- [Exercise objective] Pick out all lines in the listing holding the string "that" and copy them.

- [Plotting code records]
···

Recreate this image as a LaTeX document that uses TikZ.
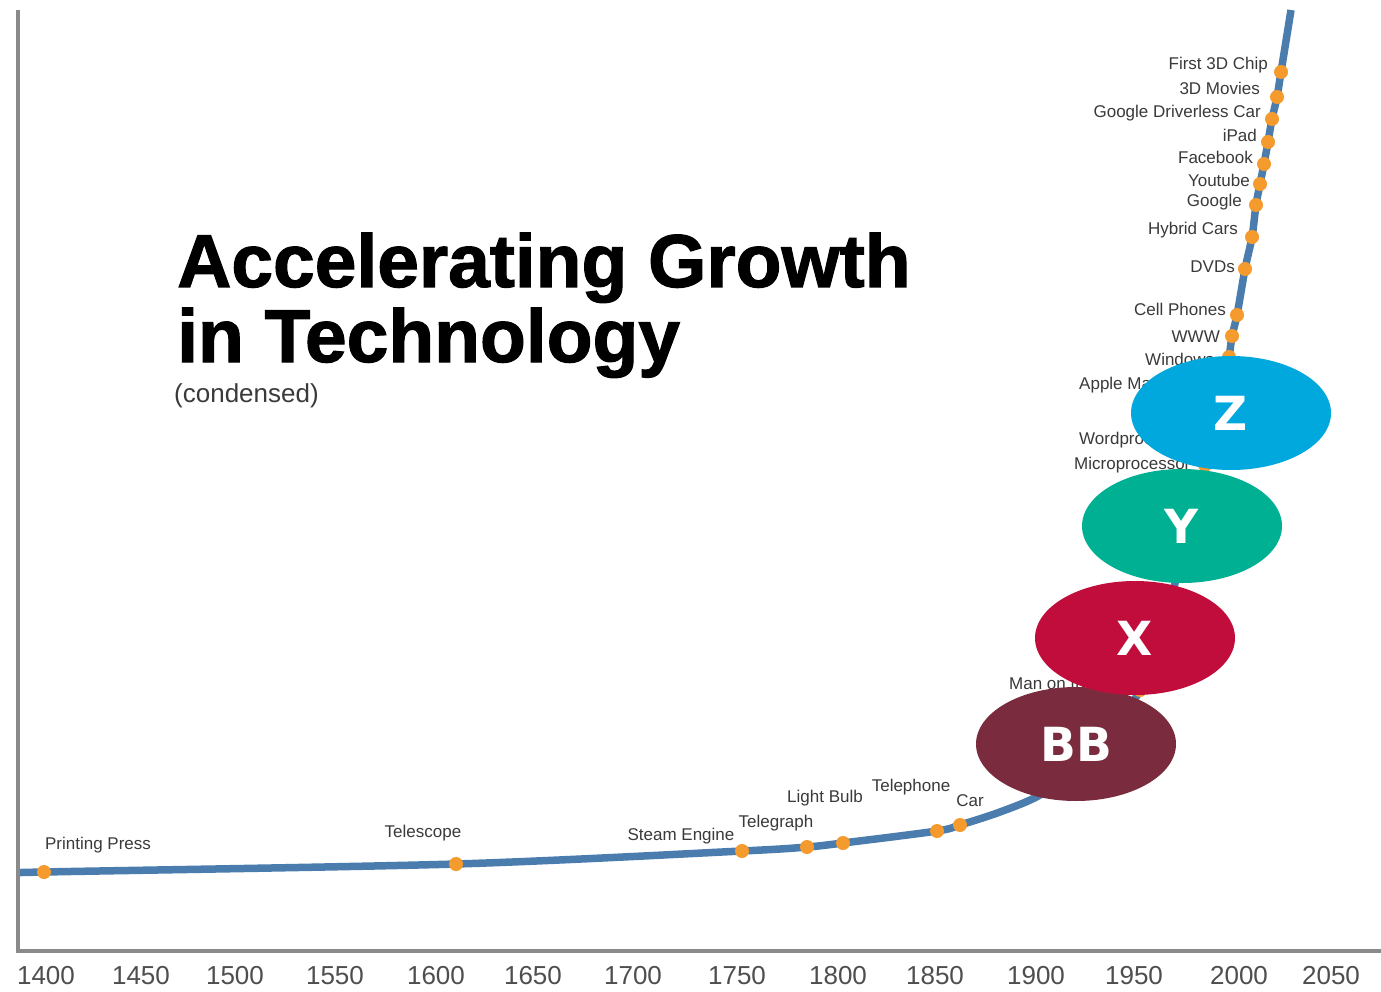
\documentclass[tikz,border=0pt]{standalone}
\usepackage{fontspec}
\setmainfont{Liberation Sans}
\newfontfamily\titlefont{Liberation Sans}[BoldFeatures={FakeBold=1.5}]
\newfontfamily\ellfont{DejaVu Sans}
\usetikzlibrary{shapes.geometric}
\definecolor{curveblue}{HTML}{4A7DAE}
\definecolor{dotorange}{HTML}{F59A2C}
\definecolor{axisgray}{HTML}{8A8A8A}
\definecolor{labgray}{HTML}{3A3A3A}
\definecolor{zblue}{HTML}{00A8DE}
\definecolor{yteal}{HTML}{00B092}
\definecolor{xred}{HTML}{C00D3B}
\definecolor{bbmaroon}{HTML}{7A2C3E}
\tikzset{
  evt/.style={font=\fontsize{17}{19}\selectfont, text=labgray, inner sep=0pt},
  yr/.style={font=\fontsize{26}{28}\selectfont, text=labgray!90, inner sep=0pt},
  dotmark/.style={circle, fill=dotorange, minimum size=14pt, inner sep=0pt},
  bubble/.style={ellipse, minimum width=200pt, minimum height=114pt, inner sep=0pt,
    text=white, font=\ellfont\bfseries\fontsize{47}{50}\selectfont},
}
\begin{document}
\begin{tikzpicture}[x=1pt,y=-1pt]
\useasboundingbox (0,0) rectangle (1381,992);
\fill[white] (0,0) rectangle (1381,992);
% curve
\begin{scope}
\clip (18,0) rectangle (1381,992);
\draw[curveblue, line width=7.5pt] plot[smooth, tension=0.5] coordinates {
 (19,873) (44,872) (456,864) (742,851) (807,847) (843,843) (937,831) (960,825)
 (1000,812) (1040,795) (1080,765) (1112,728) (1140,690) (1165,620) (1186,540)
 (1205,465) (1212,440) (1222,390) (1229,357) (1232,336) (1237,315) (1245,269)
 (1252,237) (1256,205) (1260,184) (1264,164) (1268,142) (1272,119) (1277,97)
 (1281,72) (1291,10)};
\end{scope}
% axes
\coordinate (top) at (18,10);
\coordinate (origin) at (18,951);
\coordinate (right) at (1381,951);
\draw[axisgray, line width=3.5pt] (top) -- (origin) -- (right);
% years
\foreach \yy/\xx in {1400/46,1450/141,1500/235,1550/335,1600/436,1650/533,1700/633,1750/737,1800/838,1850/935,1900/1036,1950/1134,2000/1239,2050/1331}
  \node[yr] (y\yy) at (\xx,976) {\yy};
% title
\node[anchor=base west, inner sep=0pt, font=\titlefont\bfseries\fontsize{75}{80}\selectfont] (t1) at (177,287) {Accelerating Growth};
\node[anchor=base west, inner sep=0pt, font=\titlefont\bfseries\fontsize{75}{80}\selectfont] (t2) at (177,362) {in Technology};
\node[anchor=west, inner sep=0pt, font=\fontsize{26}{28}\selectfont, text=labgray] (t3) at (174,396) {(condensed)};
% dots
\foreach \n/\p in {pp/{44,872},te/{456,864},se/{742,851},tg/{807,847},lb/{843,843},tp/{937,831},ca/{960,825},
  mm/{1140,690},mp/{1205,465},wp/{1212,440},am/{1222,390},wi/{1229,357},ww/{1232,336},cp/{1237,315},dv/{1245,269},
  hc/{1252,237},go/{1256,205},yt/{1260,184},fb/{1264,164},ip/{1268,142},gd/{1272,119},mv/{1277,97},fc/{1281,72}}
  \node[dotmark] (d\n) at (\p) {};
% bottom labels
\node[evt] (lpp) at (98,845) {Printing Press};
\node[evt] (lte) at (423,833) {Telescope};
\node[evt] (lse) at (681,836) {Steam Engine};
\node[evt] (ltg) at (776,823) {Telegraph};
\node[evt] (llb) at (825,798) {Light Bulb};
\node[evt] (ltp) at (911,787) {Telephone};
\node[evt] (lca) at (970,801) {Car};
\node[evt, anchor=west] (lmm) at (1009,683) {Man on the Moon};
% upper labels
\node[evt, anchor=east] (lfc) at (1268,65) {First 3D Chip};
\node[evt, anchor=east] (lmv) at (1260,88) {3D Movies};
\node[evt, anchor=east] (lgd) at (1261,113) {Google Driverless Car};
\node[evt, anchor=east] (lip) at (1257,135) {iPad};
\node[evt, anchor=east] (lfb) at (1253,157) {Facebook};
\node[evt, anchor=east] (lyt) at (1250,180) {Youtube};
\node[evt, anchor=east] (lgo) at (1242,202) {Google};
\node[evt, anchor=east] (lhc) at (1238,230) {Hybrid Cars};
\node[evt, anchor=east] (ldv) at (1235,267) {DVDs};
\node[evt, anchor=east] (lcp) at (1226,309) {Cell Phones};
\node[evt, anchor=east] (lww) at (1220,337) {WWW};
\node[evt, anchor=west] (lwi) at (1145,359) {Windows};
\node[evt, anchor=west] (lam) at (1079,385) {Apple Macintosh};
\node[evt, anchor=west] (lwp) at (1079,440) {Wordprocessor};
\node[evt, anchor=west] (lmp) at (1074,465) {Microprocessor};
% bubbles
\node[bubble, fill=bbmaroon] (bb) at (1076,744) {BB};
\node[bubble, fill=xred] (bx) at (1135,638) {X};
\node[bubble, fill=yteal] (by) at (1182,526) {Y};
\node[bubble, fill=zblue] (bz) at (1231,413) {Z};
\end{tikzpicture}
\end{document}
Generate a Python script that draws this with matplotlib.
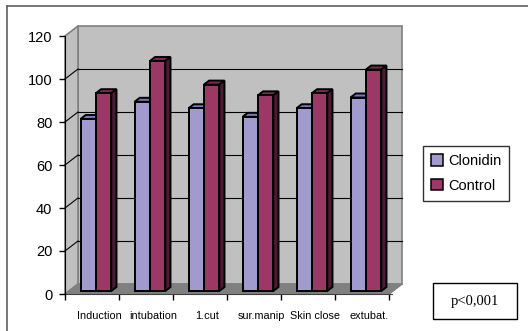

···

- [Reply]
Recreate this image as a LaTeX document that uses TikZ.
Generate a Python script that draws this with matplotlib.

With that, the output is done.